>> Start

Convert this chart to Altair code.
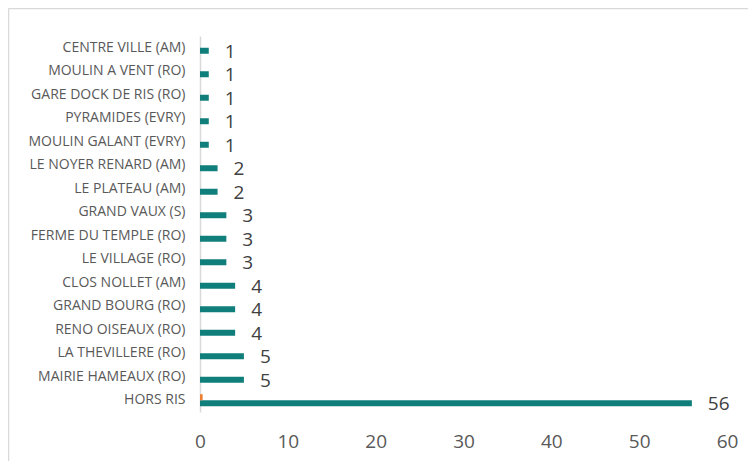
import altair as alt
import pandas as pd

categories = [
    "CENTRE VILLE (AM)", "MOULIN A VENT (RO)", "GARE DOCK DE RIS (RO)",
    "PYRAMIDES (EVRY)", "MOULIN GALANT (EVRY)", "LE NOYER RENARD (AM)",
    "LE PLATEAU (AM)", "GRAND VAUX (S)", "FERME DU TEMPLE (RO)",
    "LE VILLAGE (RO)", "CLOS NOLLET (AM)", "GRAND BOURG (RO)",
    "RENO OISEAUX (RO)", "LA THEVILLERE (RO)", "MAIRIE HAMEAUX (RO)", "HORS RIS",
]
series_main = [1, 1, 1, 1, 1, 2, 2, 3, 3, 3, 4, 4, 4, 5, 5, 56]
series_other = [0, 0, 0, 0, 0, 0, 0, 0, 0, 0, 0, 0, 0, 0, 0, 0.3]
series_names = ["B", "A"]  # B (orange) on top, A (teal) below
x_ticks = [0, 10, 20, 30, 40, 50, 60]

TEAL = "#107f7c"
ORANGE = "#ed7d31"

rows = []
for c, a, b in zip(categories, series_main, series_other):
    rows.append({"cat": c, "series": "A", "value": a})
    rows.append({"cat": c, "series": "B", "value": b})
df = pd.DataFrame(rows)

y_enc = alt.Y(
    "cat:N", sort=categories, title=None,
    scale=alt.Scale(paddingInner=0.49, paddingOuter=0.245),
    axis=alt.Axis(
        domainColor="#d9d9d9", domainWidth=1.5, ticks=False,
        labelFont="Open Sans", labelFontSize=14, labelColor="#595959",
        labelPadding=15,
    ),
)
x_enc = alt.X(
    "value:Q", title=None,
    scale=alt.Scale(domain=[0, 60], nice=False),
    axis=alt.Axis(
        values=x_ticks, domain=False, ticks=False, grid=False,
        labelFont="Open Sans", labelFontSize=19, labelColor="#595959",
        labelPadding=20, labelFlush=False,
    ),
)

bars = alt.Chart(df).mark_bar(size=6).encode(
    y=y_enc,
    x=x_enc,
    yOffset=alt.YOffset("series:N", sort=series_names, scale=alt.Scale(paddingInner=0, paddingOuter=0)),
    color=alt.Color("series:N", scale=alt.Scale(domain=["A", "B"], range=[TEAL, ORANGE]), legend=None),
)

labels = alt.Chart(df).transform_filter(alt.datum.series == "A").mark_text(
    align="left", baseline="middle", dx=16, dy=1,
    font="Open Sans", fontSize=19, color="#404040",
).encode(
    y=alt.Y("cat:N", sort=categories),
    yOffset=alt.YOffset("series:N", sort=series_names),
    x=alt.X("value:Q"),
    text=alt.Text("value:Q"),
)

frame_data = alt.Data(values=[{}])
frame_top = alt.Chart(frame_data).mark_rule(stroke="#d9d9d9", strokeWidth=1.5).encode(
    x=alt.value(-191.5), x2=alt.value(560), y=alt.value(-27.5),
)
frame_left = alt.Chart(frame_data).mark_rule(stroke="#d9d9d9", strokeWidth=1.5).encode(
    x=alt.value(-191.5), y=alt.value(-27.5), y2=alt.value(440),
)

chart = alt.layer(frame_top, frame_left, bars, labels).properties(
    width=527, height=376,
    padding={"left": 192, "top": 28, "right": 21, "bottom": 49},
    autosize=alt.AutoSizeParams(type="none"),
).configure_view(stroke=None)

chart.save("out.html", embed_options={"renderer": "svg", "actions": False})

>> End

Exercise brief — Reproduce every line above as written, skipping pictures.

Solution for this task —
Convert this chart to Altair code.
import altair as alt
import pandas as pd

categories = [
    "CENTRE VILLE (AM)", "MOULIN A VENT (RO)", "GARE DOCK DE RIS (RO)",
    "PYRAMIDES (EVRY)", "MOULIN GALANT (EVRY)", "LE NOYER RENARD (AM)",
    "LE PLATEAU (AM)", "GRAND VAUX (S)", "FERME DU TEMPLE (RO)",
    "LE VILLAGE (RO)", "CLOS NOLLET (AM)", "GRAND BOURG (RO)",
    "RENO OISEAUX (RO)", "LA THEVILLERE (RO)", "MAIRIE HAMEAUX (RO)", "HORS RIS",
]
series_main = [1, 1, 1, 1, 1, 2, 2, 3, 3, 3, 4, 4, 4, 5, 5, 56]
series_other = [0, 0, 0, 0, 0, 0, 0, 0, 0, 0, 0, 0, 0, 0, 0, 0.3]
series_names = ["B", "A"]  # B (orange) on top, A (teal) below
x_ticks = [0, 10, 20, 30, 40, 50, 60]

TEAL = "#107f7c"
ORANGE = "#ed7d31"

rows = []
for c, a, b in zip(categories, series_main, series_other):
    rows.append({"cat": c, "series": "A", "value": a})
    rows.append({"cat": c, "series": "B", "value": b})
df = pd.DataFrame(rows)

y_enc = alt.Y(
    "cat:N", sort=categories, title=None,
    scale=alt.Scale(paddingInner=0.49, paddingOuter=0.245),
    axis=alt.Axis(
        domainColor="#d9d9d9", domainWidth=1.5, ticks=False,
        labelFont="Open Sans", labelFontSize=14, labelColor="#595959",
        labelPadding=15,
    ),
)
x_enc = alt.X(
    "value:Q", title=None,
    scale=alt.Scale(domain=[0, 60], nice=False),
    axis=alt.Axis(
        values=x_ticks, domain=False, ticks=False, grid=False,
        labelFont="Open Sans", labelFontSize=19, labelColor="#595959",
        labelPadding=20, labelFlush=False,
    ),
)

bars = alt.Chart(df).mark_bar(size=6).encode(
    y=y_enc,
    x=x_enc,
    yOffset=alt.YOffset("series:N", sort=series_names, scale=alt.Scale(paddingInner=0, paddingOuter=0)),
    color=alt.Color("series:N", scale=alt.Scale(domain=["A", "B"], range=[TEAL, ORANGE]), legend=None),
)

labels = alt.Chart(df).transform_filter(alt.datum.series == "A").mark_text(
    align="left", baseline="middle", dx=16, dy=1,
    font="Open Sans", fontSize=19, color="#404040",
).encode(
    y=alt.Y("cat:N", sort=categories),
    yOffset=alt.YOffset("series:N", sort=series_names),
    x=alt.X("value:Q"),
    text=alt.Text("value:Q"),
)

frame_data = alt.Data(values=[{}])
frame_top = alt.Chart(frame_data).mark_rule(stroke="#d9d9d9", strokeWidth=1.5).encode(
    x=alt.value(-191.5), x2=alt.value(560), y=alt.value(-27.5),
)
frame_left = alt.Chart(frame_data).mark_rule(stroke="#d9d9d9", strokeWidth=1.5).encode(
    x=alt.value(-191.5), y=alt.value(-27.5), y2=alt.value(440),
)

chart = alt.layer(frame_top, frame_left, bars, labels).properties(
    width=527, height=376,
    padding={"left": 192, "top": 28, "right": 21, "bottom": 49},
    autosize=alt.AutoSizeParams(type="none"),
).configure_view(stroke=None)

chart.save("out.html", embed_options={"renderer": "svg", "actions": False})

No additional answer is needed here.